Backprop and SGD From Scratch 2022-10-13

[[my backprop SGD from scratch 2022-Aug]]

13:16 so per yesterday, wondering why is it that the network I have is producing basically the same result , around 0.48 for any inputs. And that's true both in my original matrix-multiplication code and manually constructed too.

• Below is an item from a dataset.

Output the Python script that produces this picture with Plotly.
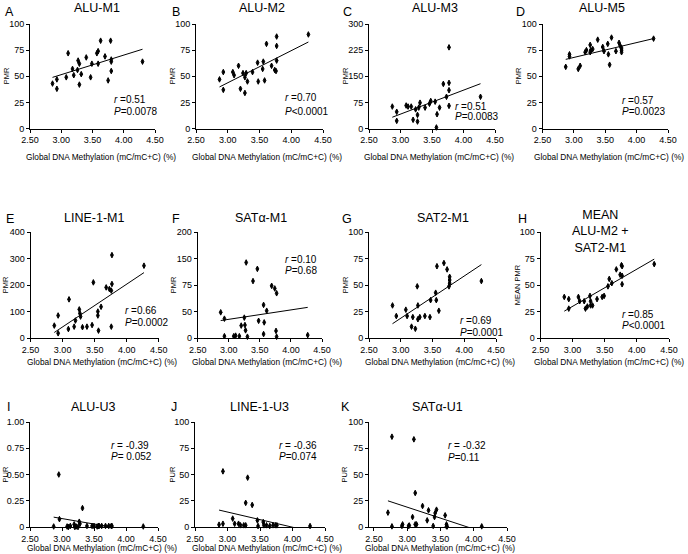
import numpy as np
import plotly.graph_objects as go

W, H = 688, 554
FONT = "Arial, 'Liberation Sans', sans-serif"

# ---------------- data ----------------
x_tick_vals = [2.5, 3.0, 3.5, 4.0, 4.5]
x_tick_text = ["2.50", "3.00", "3.50", "4.00", "4.50"]
x_axis_title = "Global DNA Methylation (mC/mC+C) (%)"

pmr100_ticks = [0, 25, 50, 75, 100]
pmr100_text = ["0", "25", "50", "75", "100"]
pmr300_ticks = [0, 75, 150, 225, 300]
pmr300_text = ["0", "75", "150", "225", "300"]
pmr400_ticks = [0, 100, 200, 300, 400]
pmr400_text = ["0", "100", "200", "300", "400"]
sata_m1_ticks = [0, 50, 100, 150, 200]
sata_m1_text = ["0", "50", "75", "150", "200"]
pur1_ticks = [0, 0.25, 0.5, 0.75, 1.0]
pur1_text = ["0", "0.25", "0.50", "0.75", "1.00"]

alu_m1_x = [2.86, 2.93, 2.93, 3.08, 3.11, 3.18, 3.20, 3.26, 3.27, 3.29, 3.29, 3.32, 3.40,
            3.47, 3.49, 3.57, 3.59, 3.59, 3.63, 3.70, 3.75, 3.79, 3.80, 3.80, 3.80, 4.30]
alu_m1_y = [43, 38, 47, 49, 72, 57, 51, 56, 65, 62, 42, 52, 68,
            49, 62, 72, 74, 62, 84, 69, 46, 84, 64, 66, 55, 64]

alu_m2_x = [2.87, 2.93, 2.93, 3.08, 3.10, 3.17, 3.20, 3.24, 3.27, 3.27, 3.29, 3.31, 3.39,
            3.47, 3.48, 3.55, 3.56, 3.58, 3.61, 3.69, 3.74, 3.76, 3.77, 3.77, 3.77, 4.27]
alu_m2_y = [47, 37, 54, 54, 51, 60, 38, 53, 34, 49, 53, 45, 54,
            63, 45, 57, 64, 46, 81, 60, 56, 55, 65, 79, 88, 90]

alu_m3_x = [2.87, 2.94, 2.94, 3.09, 3.12, 3.17, 3.20, 3.24, 3.27, 3.27, 3.29, 3.31, 3.39,
            3.46, 3.48, 3.55, 3.58, 3.57, 3.62, 3.68, 3.73, 3.77, 3.77, 3.77, 3.77, 4.27]
alu_m3_y = [63, 48, 22, 66, 63, 63, 25, 55, 39, 20, 60, 74, 60,
            71, 79, 77, 41, 3, 60, 128, 91, 131, 110, 65, 233, 91]

alu_m5_x = [2.87, 2.93, 2.93, 3.07, 3.10, 3.18, 3.20, 3.26, 3.26, 3.27, 3.30, 3.38, 3.46,
            3.48, 3.54, 3.55, 3.57, 3.60, 3.67, 3.72, 3.74, 3.76, 3.76, 3.76, 4.27]
alu_m5_y = [59, 69, 71, 57, 60, 73, 75, 80, 73, 75, 76, 85, 78,
            74, 81, 71, 61, 87, 74, 82, 79, 77, 75, 73, 86]

line1_m1_x = [2.87, 2.93, 2.93, 3.10, 3.09, 3.18, 3.20, 3.26, 3.27, 3.28, 3.31, 3.38, 3.46,
              3.48, 3.55, 3.55, 3.56, 3.60, 3.68, 3.73, 3.76, 3.77, 3.77, 3.76, 4.27]
line1_m1_y = [48, 86, 19, 147, 35, 44, 67, 109, 94, 82, 42, 44, 50,
              211, 101, 86, 29, 119, 192, 186, 180, 205, 314, 44, 274]

sata_m1_x = [2.87, 2.93, 2.93, 3.08, 3.11, 3.17, 3.20, 3.25, 3.26, 3.27, 3.30, 3.28, 3.39,
             3.46, 3.48, 3.56, 3.56, 3.57, 3.61, 3.69, 3.74, 3.77, 3.76, 3.77, 4.27]
sata_m1_y = [49, 37, 4, 4, 5, 4, 24, 39, 25, 15, 3, 143, 108,
             131, 33, 63, 8, 30, 52, 99, 94, 85, 14, 3, 6]

sat2_m1_x = [2.87, 2.93, 3.08, 3.10, 3.17, 3.19, 3.23, 3.26, 3.27, 3.27, 3.30, 3.38, 3.46,
             3.47, 3.55, 3.56, 3.57, 3.60, 3.68, 3.73, 3.77, 3.77, 3.77, 3.76, 4.27]
sat2_m1_y = [31, 21, 27, 21, 11, 20, 9, 49, 31, 18, 20, 21, 20,
             36, 43, 36, 68, 26, 71, 65, 58, 55, 52, 49, 54]

mean_x = [2.87, 2.94, 2.94, 3.09, 3.11, 3.18, 3.20, 3.23, 3.27, 3.28, 3.28, 3.31, 3.38,
          3.46, 3.49, 3.55, 3.57, 3.61, 3.68, 3.74, 3.76, 3.77, 3.77, 3.77, 4.27]
mean_y = [39, 37, 28, 39, 35, 35, 28, 30, 40, 35, 31, 31, 37,
          39, 40, 49, 56, 52, 65, 60, 69, 68, 59, 51, 70]

alu_u3_x = [2.87, 2.95, 2.96, 3.08, 3.10, 3.13, 3.19, 3.20, 3.22, 3.25, 3.27, 3.28, 3.32,
            3.39, 3.47, 3.50, 3.55, 3.57, 3.58, 3.62, 3.68, 3.73, 3.77, 3.78, 4.27]
alu_u3_y = [0.005, 0.50, 0.075, 0.005, 0.0, 0.01, 0.025, 0.0, 0.005, 0.0, 0.05, 0.03, 0.18,
            0.01, 0.01, 0.01, 0.005, 0.01, 0.01, 0.01, 0.01, 0.01, 0.01, 0.01, 0.005]

line1_u3_x = [2.87, 2.93, 2.93, 3.08, 3.11, 3.17, 3.20, 3.25, 3.28, 3.28, 3.31, 3.38, 3.46,
              3.47, 3.55, 3.56, 3.60, 3.65, 3.70, 3.74, 3.76, 4.27]
line1_u3_y = [2.2, 3.1, 53, 8, 3.1, 3.1, 1.6, 1.6, 1.6, 23, 47, 21, 6.3,
              0.9, 4.7, 1.6, 1.6, 1.0, 1.6, 1.6, 1.6, 0.9]

sata_u1_x = [2.71, 2.77, 2.77, 2.92, 2.93, 3.02, 3.03, 3.08, 3.10, 3.12, 3.12, 3.14, 3.23,
             3.30, 3.32, 3.39, 3.41, 3.42, 3.44, 3.57, 3.59, 3.59, 3.60, 4.12]
sata_u1_y = [13.7, 86, 0.6, 1.0, 2.5, 1.0, 1.5, 9.5, 83.5, 32.4, 2.5, 2.5, 20,
             6.3, 15.9, 1.0, 9.5, 13.3, 16.5, 11.1, 2.5, 0.6, 0.5, 0.6]

panels = [
    dict(letter="A", title="ALU-M1", ytitle="PMR", x=alu_m1_x, y=alu_m1_y,
         yt=pmr100_ticks, ytt=pmr100_text, r="=0.51", p="=0.0078"),
    dict(letter="B", title="ALU-M2", ytitle="PMR", x=alu_m2_x, y=alu_m2_y,
         yt=pmr100_ticks, ytt=pmr100_text, r="=0.70", p="&lt;0.0001"),
    dict(letter="C", title="ALU-M3", ytitle="PMR", x=alu_m3_x, y=alu_m3_y,
         yt=pmr300_ticks, ytt=pmr300_text, r="=0.51", p="=0.0083"),
    dict(letter="D", title="ALU-M5", ytitle="PMR", x=alu_m5_x, y=alu_m5_y,
         yt=pmr100_ticks, ytt=pmr100_text, r="=0.57", p="=0.0023"),
    dict(letter="E", title="LINE-1-M1", ytitle="PMR", x=line1_m1_x, y=line1_m1_y,
         yt=pmr400_ticks, ytt=pmr400_text, r="=0.66", p="=0.0002"),
    dict(letter="F", title="SATα-M1", ytitle="PMR", x=sata_m1_x, y=sata_m1_y,
         yt=sata_m1_ticks, ytt=sata_m1_text, r="=0.10", p="=0.68"),
    dict(letter="G", title="SAT2-M1", ytitle="PMR", x=sat2_m1_x, y=sat2_m1_y,
         yt=pmr100_ticks, ytt=pmr100_text, r="=0.69", p="=0.0001"),
    dict(letter="H", title="MEAN<br>ALU-M2 +<br>SAT2-M1", ytitle="MEAN PMR", x=mean_x, y=mean_y,
         yt=pmr100_ticks, ytt=pmr100_text, r="=0.85", p="&lt;0.0001"),
    dict(letter="I", title="ALU-U3", ytitle="PUR", x=alu_u3_x, y=alu_u3_y,
         yt=pur1_ticks, ytt=pur1_text, r="= -0.39", p="= 0.052"),
    dict(letter="J", title="LINE-1-U3", ytitle="PUR", x=line1_u3_x, y=line1_u3_y,
         yt=pmr100_ticks, ytt=pmr100_text, r="= -0.36", p="=0.074"),
    dict(letter="K", title="SATα-U1", ytitle="PUR", x=sata_u1_x, y=sata_u1_y,
         yt=pmr100_ticks, ytt=pmr100_text, r="= -0.32", p="=0.11"),
]

# ---------------- layout geometry (pixels) ----------------
ROWS = [(24, 128.5, 8.5, 12, 157), (232.3, 338.3, 218, 219, 362), (422, 527, 407, 407, 548)]
geom = [
    # x0, x1, xmin, row, title_x, letter_x, ytitle_x, stat_x, r_y, p_y, xlabel_x
    (30, 155, 2.5, 0, 97, 9, 6, 112, 99.3, 111.7, 101),
    (196, 323, 2.5, 0, 262, 176, 172, 283, 97.7, 111.7, 267),
    (369, 495, 2.5, 0, 435, 347, 345, 453, 106, 116.7, 439),
    (542.5, 668, 2.5, 0, 602, 520, 518, 620, 100, 111.7, 609),
    (30.6, 158.7, 2.5, 1, 94, 10, 5, 123, 310.7, 322.3, 102),
    (197.7, 322, 2.5, 1, 261, 176, 173, 283, 259.3, 270, 267),
    (369, 496, 2.5, 1, 443, 347, 345, 458, 320, 332.3, 440),
    (540.5, 669, 2.5, 1, 600, 522, 517, 620, 314, 325, 609),
    (30, 158, 2.5, 2, 93, 8, 5, 109, 445, 456, 102),
    (195, 325, 2.5, 2, 259, 174, 172, 277, 445, 456.7, 267),
    (369, 507, 2.425, 2, 437, 345, 344, 446, 445, 457.3, 440),
]


def fx(px):
    return px / W


def fy(py):
    return 1 - py / H


fig = go.Figure()
annotations = []
axis_common = dict(showline=True, linecolor="black", linewidth=1, ticks="outside",
                   ticklen=3, tickwidth=1, tickcolor="black", showgrid=False,
                   zeroline=False, automargin=False, fixedrange=True)

for i, (pn, g) in enumerate(zip(panels, geom), start=1):
    x0, x1, xmin, row, tx, lx, ytx, sx, ry, pyy, xlx = g
    top, bot, title_y, letter_y, xlabel_y = ROWS[row]
    xa = "x" if i == 1 else f"x{i}"
    ya = "y" if i == 1 else f"y{i}"
    xs = np.array(pn["x"], dtype=float)
    ys = np.array(pn["y"], dtype=float)
    slope, intercept = np.polyfit(xs, ys, 1)
    lx_vals = np.array([xs.min(), xs.max()])
    fig.add_trace(go.Scatter(x=lx_vals, y=slope * lx_vals + intercept, mode="lines",
                             line=dict(color="black", width=1), xaxis=xa, yaxis=ya,
                             showlegend=False, hoverinfo="skip"))
    fig.add_trace(go.Scatter(x=xs, y=ys, mode="markers", xaxis=xa, yaxis=ya,
                             marker=dict(symbol="diamond-tall", size=4, color="black",
                                         line=dict(color="black", width=1)),
                             cliponaxis=False, showlegend=False))
    fig.layout[f"xaxis{i}"] = dict(domain=[fx(x0), fx(x1)], range=[xmin, 4.5], anchor=ya,
                                   tickvals=x_tick_vals, ticktext=x_tick_text,
                                   tickfont=dict(family=FONT, size=9, color="black"),
                                   **axis_common)
    ymax = max(pn["yt"])
    fig.layout[f"yaxis{i}"] = dict(domain=[fy(bot), fy(top)], range=[0, ymax], anchor=xa,
                                   tickvals=pn["yt"], ticktext=pn["ytt"],
                                   tickfont=dict(family=FONT, size=9, color="black"),
                                   **axis_common)
    if "<br>" in pn["title"]:
        annotations.append(dict(text=pn["title"], x=fx(tx), y=fy(231.5), xref="paper", yref="paper",
                                showarrow=False, font=dict(family=FONT, size=12.5, color="black"),
                                xanchor="center", yanchor="middle"))
    else:
        annotations.append(dict(text=pn["title"], x=fx(tx), y=fy(title_y), xref="paper", yref="paper",
                                showarrow=False, font=dict(family=FONT, size=12.5, color="black"),
                                xanchor="center", yanchor="middle"))
    annotations.append(dict(text=pn["letter"], x=fx(lx), y=fy(letter_y), xref="paper", yref="paper",
                            showarrow=False, font=dict(family=FONT, size=12.5, color="black"),
                            xanchor="center", yanchor="middle"))
    annotations.append(dict(text=pn["ytitle"], x=fx(ytx), y=fy((top + bot) / 2), xref="paper",
                            yref="paper", showarrow=False, textangle=-90,
                            font=dict(family=FONT, size=7.5, color="black"),
                            xanchor="center", yanchor="middle"))
    annotations.append(dict(text=x_axis_title, x=fx(xlx), y=fy(xlabel_y), xref="paper", yref="paper",
                            showarrow=False, font=dict(family=FONT, size=8.3, color="black"),
                            xanchor="center", yanchor="middle"))
    annotations.append(dict(text="<i>r</i> " + pn["r"], x=fx(sx), y=fy(ry), xref="paper", yref="paper",
                            showarrow=False, font=dict(family=FONT, size=10, color="black"),
                            xanchor="left", yanchor="middle"))
    annotations.append(dict(text="<i>P</i>" + pn["p"], x=fx(sx), y=fy(pyy), xref="paper", yref="paper",
                            showarrow=False, font=dict(family=FONT, size=10, color="black"),
                            xanchor="left", yanchor="middle"))

fig.update_layout(width=W, height=H, autosize=False, margin=dict(l=0, r=0, t=0, b=0, pad=0),
                  paper_bgcolor="white", plot_bgcolor="white", annotations=annotations,
                  font=dict(family=FONT, color="black"), hovermode=False)
fig.write_html("out.html", config={"displayModeBar": False, "staticPlot": True},
               post_script="document.body.style.margin='0px';document.body.style.padding='0px';"
                           "document.body.style.overflow='hidden';")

So lets say for a simple network, y_prob = sigmoid(x1*w1 + x2*w2) where x1 and x2 are also outputs of sigmoids, in (0, 1) , what are possible values for y_prob ?

			  import numpy as np 
			  from itertools import product
			  import pylab
			  import matplotlib.pyplot as plt
			  
			  from utils import utc_now, utc_ts
			  import plot
			  
			  side = 5
			  vec = []
			  for i in range(side*side):
			  	w1, w2 = -0.5 + np.random.random((2, ))
			  	vec.append(
			        	[
			  		    [
			  			  	n.logit_to_prob(x1*w1 + x2*w2) 
			  				for x1, x2 in product(np.arange(0, 1, .01), np.arange(0, 1, .01))
			              ],
			      		f"w1={round(w1, 2)}, w2={round(w2, 2)}"	
			      	])
			      
			  out_loc = plot.plot_grid(vec, side=5, title="y_prob-outputs")
			      
			  
			  # saving to 2022-10-13T185339-y_prob-outputs.png

ok so yea we have a pretty tight range just from this. Hmm let me see what happens if I were to add a bunch of extra nodes.

			  
			  
			  side = 5
			  vec = []
			  for i in range(side*side):
			  	w1, w2, w3, w4, w5 = -0.5 + np.random.random((5, ))
			  	vec.append(
			        	[
			  		    [
			  			  	n.logit_to_prob(x1*w1 + x2*w2 + x3*w3 + x4*w4 + x5*w5) 
			  				for x1, x2, x3, x4, x5 in product(
			                    np.arange(0, 1, .1), 
			                    np.arange(0, 1, .1), 
			                    np.arange(0, 1, .1), 
			                    np.arange(0, 1, .1), 
			                    np.arange(0, 1, .1)
			                  )
			              ],
			              
			      		f"w1={round(w1, 1)}, w2={round(w2, 1)}, w3={round(w3, 1)}, w4={round(w4, 1)}, w5={round(w5, 1)}"	
			      	])
			      
			  out_loc = plot.plot_grid(vec, side=5, title="y_prob-outputs")
			  
			  # saving to 2022-10-13T200559-y_prob-outputs.png

hmm, can't say these distributions are looking that much wider actually.

Ok then this constraint is just a reality then. Then maybe as far as using this for classification purposes, this should be scaled to (0, 1) maybe?